■ **OBJECTIVE**: Copy everything from the line with "Rebuild this diagram" down to the line with "(b2) -- (enjA);", inclusive of both, exactly as written; leave out all pictures.
## Start DATASET RECORDS
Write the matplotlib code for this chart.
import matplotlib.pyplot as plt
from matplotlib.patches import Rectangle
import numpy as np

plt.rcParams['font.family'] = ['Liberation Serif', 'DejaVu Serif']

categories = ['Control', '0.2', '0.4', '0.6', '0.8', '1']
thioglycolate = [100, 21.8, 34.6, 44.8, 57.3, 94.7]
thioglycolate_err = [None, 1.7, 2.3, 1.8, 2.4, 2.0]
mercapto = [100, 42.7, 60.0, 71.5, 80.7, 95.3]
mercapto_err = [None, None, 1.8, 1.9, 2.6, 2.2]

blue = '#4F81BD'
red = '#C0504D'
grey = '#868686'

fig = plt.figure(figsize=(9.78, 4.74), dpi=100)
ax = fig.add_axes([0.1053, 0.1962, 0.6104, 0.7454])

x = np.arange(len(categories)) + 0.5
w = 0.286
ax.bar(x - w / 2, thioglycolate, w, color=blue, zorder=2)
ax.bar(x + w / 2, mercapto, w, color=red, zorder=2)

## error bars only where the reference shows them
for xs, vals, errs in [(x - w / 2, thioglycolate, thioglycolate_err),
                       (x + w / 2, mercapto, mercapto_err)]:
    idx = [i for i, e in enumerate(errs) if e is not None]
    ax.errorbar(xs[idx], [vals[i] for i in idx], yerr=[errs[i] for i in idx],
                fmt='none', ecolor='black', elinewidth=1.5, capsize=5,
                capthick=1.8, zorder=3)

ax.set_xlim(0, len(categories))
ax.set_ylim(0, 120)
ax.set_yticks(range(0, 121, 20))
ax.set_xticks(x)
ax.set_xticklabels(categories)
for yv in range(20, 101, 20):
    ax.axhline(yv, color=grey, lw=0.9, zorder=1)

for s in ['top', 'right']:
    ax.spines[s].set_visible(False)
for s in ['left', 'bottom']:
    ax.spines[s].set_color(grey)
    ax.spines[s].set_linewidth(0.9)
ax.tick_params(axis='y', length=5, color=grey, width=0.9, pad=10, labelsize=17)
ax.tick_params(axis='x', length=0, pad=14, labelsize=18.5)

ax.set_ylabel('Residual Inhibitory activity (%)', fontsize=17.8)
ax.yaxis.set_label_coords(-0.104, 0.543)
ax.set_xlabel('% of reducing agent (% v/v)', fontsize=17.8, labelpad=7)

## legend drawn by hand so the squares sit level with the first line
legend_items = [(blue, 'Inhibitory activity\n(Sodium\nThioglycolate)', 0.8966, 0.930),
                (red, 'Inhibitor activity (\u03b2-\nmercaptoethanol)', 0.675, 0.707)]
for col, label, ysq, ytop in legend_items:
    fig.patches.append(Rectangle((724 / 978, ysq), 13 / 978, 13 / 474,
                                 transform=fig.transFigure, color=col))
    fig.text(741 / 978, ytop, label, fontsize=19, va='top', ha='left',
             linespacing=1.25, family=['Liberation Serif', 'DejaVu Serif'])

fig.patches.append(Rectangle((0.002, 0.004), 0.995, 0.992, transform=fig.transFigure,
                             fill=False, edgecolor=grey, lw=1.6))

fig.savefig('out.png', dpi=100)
## End DATASET RECORDS
## Start DATASET RECORDS
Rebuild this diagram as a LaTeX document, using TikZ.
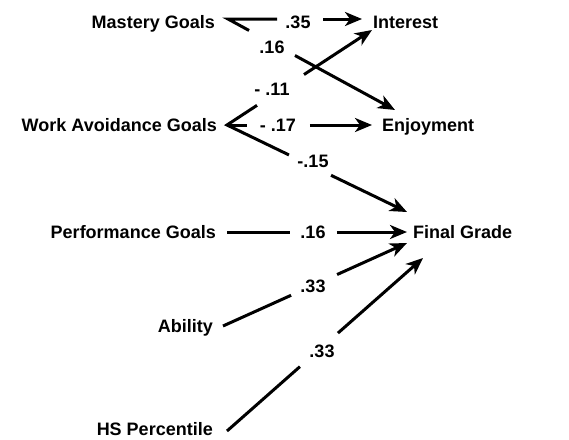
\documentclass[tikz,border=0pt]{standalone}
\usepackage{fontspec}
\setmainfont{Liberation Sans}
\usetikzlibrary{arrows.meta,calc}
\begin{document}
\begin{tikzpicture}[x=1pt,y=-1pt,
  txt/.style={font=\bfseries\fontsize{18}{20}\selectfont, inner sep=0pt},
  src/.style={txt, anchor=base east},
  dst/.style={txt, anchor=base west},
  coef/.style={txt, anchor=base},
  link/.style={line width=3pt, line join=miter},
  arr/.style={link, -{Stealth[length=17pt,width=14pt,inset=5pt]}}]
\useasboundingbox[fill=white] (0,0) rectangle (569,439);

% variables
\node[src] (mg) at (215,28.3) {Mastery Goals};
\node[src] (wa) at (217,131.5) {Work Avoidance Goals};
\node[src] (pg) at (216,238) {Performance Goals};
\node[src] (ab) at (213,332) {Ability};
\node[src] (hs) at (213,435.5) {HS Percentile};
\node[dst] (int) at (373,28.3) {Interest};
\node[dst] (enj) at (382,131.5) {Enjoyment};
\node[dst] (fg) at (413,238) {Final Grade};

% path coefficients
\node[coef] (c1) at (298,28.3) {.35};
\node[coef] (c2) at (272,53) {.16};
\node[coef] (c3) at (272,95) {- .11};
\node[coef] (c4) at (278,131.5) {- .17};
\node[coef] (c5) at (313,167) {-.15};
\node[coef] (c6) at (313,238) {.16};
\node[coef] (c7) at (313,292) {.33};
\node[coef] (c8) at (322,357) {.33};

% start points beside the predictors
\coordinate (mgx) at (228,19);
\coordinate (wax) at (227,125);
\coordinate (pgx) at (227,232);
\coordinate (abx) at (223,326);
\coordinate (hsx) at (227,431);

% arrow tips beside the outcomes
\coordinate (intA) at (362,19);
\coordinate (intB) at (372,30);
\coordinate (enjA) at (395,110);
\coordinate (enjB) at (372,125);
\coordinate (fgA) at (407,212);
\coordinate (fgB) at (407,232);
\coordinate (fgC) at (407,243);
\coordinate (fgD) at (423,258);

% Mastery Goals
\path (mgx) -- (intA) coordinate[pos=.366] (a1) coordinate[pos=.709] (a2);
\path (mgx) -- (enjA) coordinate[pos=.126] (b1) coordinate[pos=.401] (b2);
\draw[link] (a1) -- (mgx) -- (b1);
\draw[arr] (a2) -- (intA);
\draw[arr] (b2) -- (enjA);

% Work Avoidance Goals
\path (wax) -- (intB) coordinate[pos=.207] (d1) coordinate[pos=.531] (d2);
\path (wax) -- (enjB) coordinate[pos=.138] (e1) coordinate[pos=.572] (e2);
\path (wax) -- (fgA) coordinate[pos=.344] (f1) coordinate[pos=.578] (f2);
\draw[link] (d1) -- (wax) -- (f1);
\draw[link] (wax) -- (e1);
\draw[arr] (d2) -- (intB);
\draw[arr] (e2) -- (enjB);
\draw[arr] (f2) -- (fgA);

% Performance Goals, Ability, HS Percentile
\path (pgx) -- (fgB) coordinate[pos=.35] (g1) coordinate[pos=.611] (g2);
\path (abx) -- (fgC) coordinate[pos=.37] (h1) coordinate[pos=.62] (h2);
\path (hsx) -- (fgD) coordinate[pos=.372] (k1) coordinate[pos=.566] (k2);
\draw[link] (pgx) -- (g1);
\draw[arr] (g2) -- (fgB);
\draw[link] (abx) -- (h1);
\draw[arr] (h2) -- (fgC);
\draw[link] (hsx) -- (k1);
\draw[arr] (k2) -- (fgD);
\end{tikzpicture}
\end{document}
## End DATASET RECORDS
■ **TASK SOLUTION**:
Rebuild this diagram as a LaTeX document, using TikZ.
\documentclass[tikz,border=0pt]{standalone}
\usepackage{fontspec}
\setmainfont{Liberation Sans}
\usetikzlibrary{arrows.meta,calc}
\begin{document}
\begin{tikzpicture}[x=1pt,y=-1pt,
  txt/.style={font=\bfseries\fontsize{18}{20}\selectfont, inner sep=0pt},
  src/.style={txt, anchor=base east},
  dst/.style={txt, anchor=base west},
  coef/.style={txt, anchor=base},
  link/.style={line width=3pt, line join=miter},
  arr/.style={link, -{Stealth[length=17pt,width=14pt,inset=5pt]}}]
\useasboundingbox[fill=white] (0,0) rectangle (569,439);

% variables
\node[src] (mg) at (215,28.3) {Mastery Goals};
\node[src] (wa) at (217,131.5) {Work Avoidance Goals};
\node[src] (pg) at (216,238) {Performance Goals};
\node[src] (ab) at (213,332) {Ability};
\node[src] (hs) at (213,435.5) {HS Percentile};
\node[dst] (int) at (373,28.3) {Interest};
\node[dst] (enj) at (382,131.5) {Enjoyment};
\node[dst] (fg) at (413,238) {Final Grade};

% path coefficients
\node[coef] (c1) at (298,28.3) {.35};
\node[coef] (c2) at (272,53) {.16};
\node[coef] (c3) at (272,95) {- .11};
\node[coef] (c4) at (278,131.5) {- .17};
\node[coef] (c5) at (313,167) {-.15};
\node[coef] (c6) at (313,238) {.16};
\node[coef] (c7) at (313,292) {.33};
\node[coef] (c8) at (322,357) {.33};

% start points beside the predictors
\coordinate (mgx) at (228,19);
\coordinate (wax) at (227,125);
\coordinate (pgx) at (227,232);
\coordinate (abx) at (223,326);
\coordinate (hsx) at (227,431);

% arrow tips beside the outcomes
\coordinate (intA) at (362,19);
\coordinate (intB) at (372,30);
\coordinate (enjA) at (395,110);
\coordinate (enjB) at (372,125);
\coordinate (fgA) at (407,212);
\coordinate (fgB) at (407,232);
\coordinate (fgC) at (407,243);
\coordinate (fgD) at (423,258);

% Mastery Goals
\path (mgx) -- (intA) coordinate[pos=.366] (a1) coordinate[pos=.709] (a2);
\path (mgx) -- (enjA) coordinate[pos=.126] (b1) coordinate[pos=.401] (b2);
\draw[link] (a1) -- (mgx) -- (b1);
\draw[arr] (a2) -- (intA);
\draw[arr] (b2) -- (enjA);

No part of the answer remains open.